I don't know how many times I came last night, but I could barely stand afterwards. I was still horny, a little dizzy and itching to pick up the phone and call her again, but I couldn't. She needed her sleep and I needed to learn how to control myself. I went to bed twitching and uneasy, my body taking forever to settle down from what I'd (we'd) started.

I don't know what she's done to me. I don't like girls. Women. Whatever. (Except Angelina Jolie. Everyone wants to fuck her. Even if they don't, they do.) Could I ever have done this with any of my other friends? No. I love you like a sister has turned into so much more. I really think she's going to drive me crazy. I need to stop babbling and go...help myself. Damn her.

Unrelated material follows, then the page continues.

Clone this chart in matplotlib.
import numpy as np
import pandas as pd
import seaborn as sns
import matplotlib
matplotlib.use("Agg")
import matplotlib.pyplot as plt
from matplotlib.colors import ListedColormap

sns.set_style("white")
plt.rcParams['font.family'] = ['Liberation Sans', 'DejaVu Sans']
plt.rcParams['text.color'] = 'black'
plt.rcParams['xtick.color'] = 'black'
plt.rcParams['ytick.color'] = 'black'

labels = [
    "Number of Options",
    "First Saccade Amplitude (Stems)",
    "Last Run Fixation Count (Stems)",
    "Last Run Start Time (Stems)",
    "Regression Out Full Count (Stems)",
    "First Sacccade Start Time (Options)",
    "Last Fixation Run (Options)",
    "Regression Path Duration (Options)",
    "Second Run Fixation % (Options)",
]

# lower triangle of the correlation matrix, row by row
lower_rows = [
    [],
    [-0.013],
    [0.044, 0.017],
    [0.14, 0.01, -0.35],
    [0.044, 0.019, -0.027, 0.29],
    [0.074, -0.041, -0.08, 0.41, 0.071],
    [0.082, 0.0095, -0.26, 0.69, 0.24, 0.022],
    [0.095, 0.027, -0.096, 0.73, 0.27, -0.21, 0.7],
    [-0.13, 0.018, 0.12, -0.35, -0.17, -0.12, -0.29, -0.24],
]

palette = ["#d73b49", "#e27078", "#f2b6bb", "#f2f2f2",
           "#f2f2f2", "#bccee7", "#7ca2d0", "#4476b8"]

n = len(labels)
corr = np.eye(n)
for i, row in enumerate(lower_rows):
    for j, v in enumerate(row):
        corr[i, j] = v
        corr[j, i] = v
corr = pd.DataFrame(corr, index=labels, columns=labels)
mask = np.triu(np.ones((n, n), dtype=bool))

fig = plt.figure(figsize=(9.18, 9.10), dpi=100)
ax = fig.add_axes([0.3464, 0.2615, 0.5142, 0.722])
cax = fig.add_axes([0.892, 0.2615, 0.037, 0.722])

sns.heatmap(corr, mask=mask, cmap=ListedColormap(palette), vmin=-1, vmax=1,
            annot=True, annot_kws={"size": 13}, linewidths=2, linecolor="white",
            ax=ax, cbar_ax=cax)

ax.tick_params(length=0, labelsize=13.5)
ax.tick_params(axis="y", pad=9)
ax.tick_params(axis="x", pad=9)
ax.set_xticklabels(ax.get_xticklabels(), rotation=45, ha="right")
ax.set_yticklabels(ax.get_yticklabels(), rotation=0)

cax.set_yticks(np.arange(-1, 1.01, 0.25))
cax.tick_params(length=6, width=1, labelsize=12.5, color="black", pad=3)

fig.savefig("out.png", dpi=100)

Are we a couple? Um... I'll get back to y'all on that. After all, it is the day after.

4 comments:

Anonymous said...

The funny part is, last June you swore you'd stop teasing the Blonde.

You lied.

Anonymous said...

Fell in love with a girl
fell in love once and almost completely
she's in love with the world
but sometimes these feelings
can be so misleading
she turns and says "are you alright?"
I said "I must be fine cause my heart's still beating"
She says "come and kiss me by the riverside, Husband says it's fine he don't consider it cheating"

Black hair with a curl
mellow roll for the flavor
and the eyes for peeping
can't keep away from the girl
these two sides of my brain
need to have a meeting
can't think of anything to do
my left brain knows that
all love is fleeting
she's just looking for something new
and I said it once before
but it bears repeating

Sara Winters said...

Did I say I'd stop teasing her? I don't recall.

Anonymous said...

Selective memory is some shit, innit??